Staples, Inc. (NASDAQ:SPLS) shares jumped on Thursday amid reports the office supplies retailer had rejected a takeover offer from Cerberus Capital Management, leaving Sycamore Partners as a possible acquirer. SPLS stock gained 3.2%, trading nearly twice its average daily volume.
The chain nixed a bid from Cerberus, which valued the company at more than its current market value of about $5.8 billion, Bloomberg reported, citing people familiar with the matter. Sycamore is a private equity firm specializing in retail and consumer investments.
A proposed merger with Office Depot Inc (NASDAQ:ODP) was blocked a year ago, by a federal judge, over concerns it would have created an unrivaled giant. Demand for office products (paper-based) has been decreasing due to technological advancements. Smartphones, tablets and laptops are fast emerging as viable substitutes for paper-based office supplies, and there has been persistent weakness in the office products sector.
Staples earlier this month delivered Q1 results that fell short of Wall Street expectations. The office-supplies retailer said sales in the first quarter were $4.15 billion, down 4.9% from last year’s comparable period. Analysts had expected the number to reach $4.5 billion. Comp sales were down 2.6%. Net income was $105 million in the period against $60 million last year. Earnings per share at 16 cents were a penny below the forecast average of 17 cents.

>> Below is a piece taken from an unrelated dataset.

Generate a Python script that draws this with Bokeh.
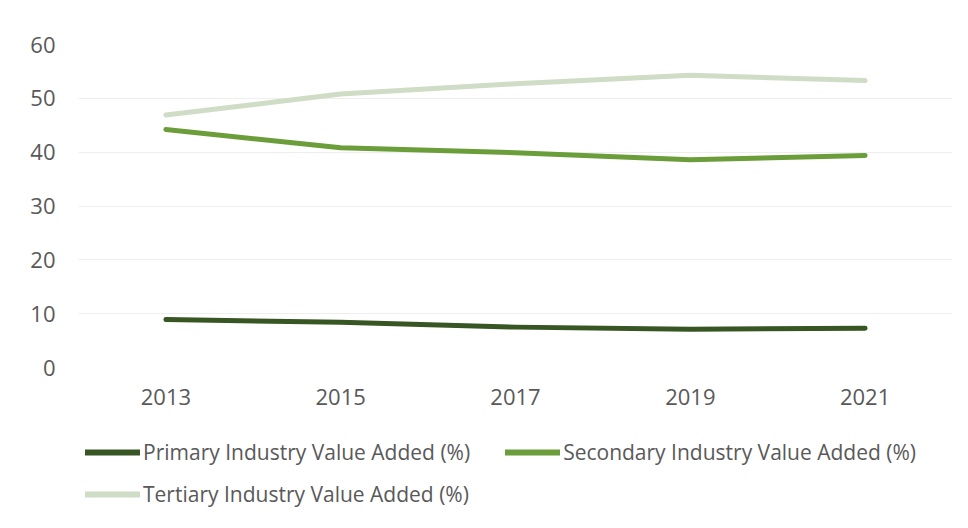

SPLS stock is down 8% in the last six months. As InvestorPlace contributor Josh Enomoto wrote on May 15, “during its heyday — essentially, the entire 1990s decade — you couldn’t find a better investment than SPLS stock. From start to finish, the office supply retailer generated 1,800% in profits. On average, nineties investors could expect nearly 48% in average annual returns.”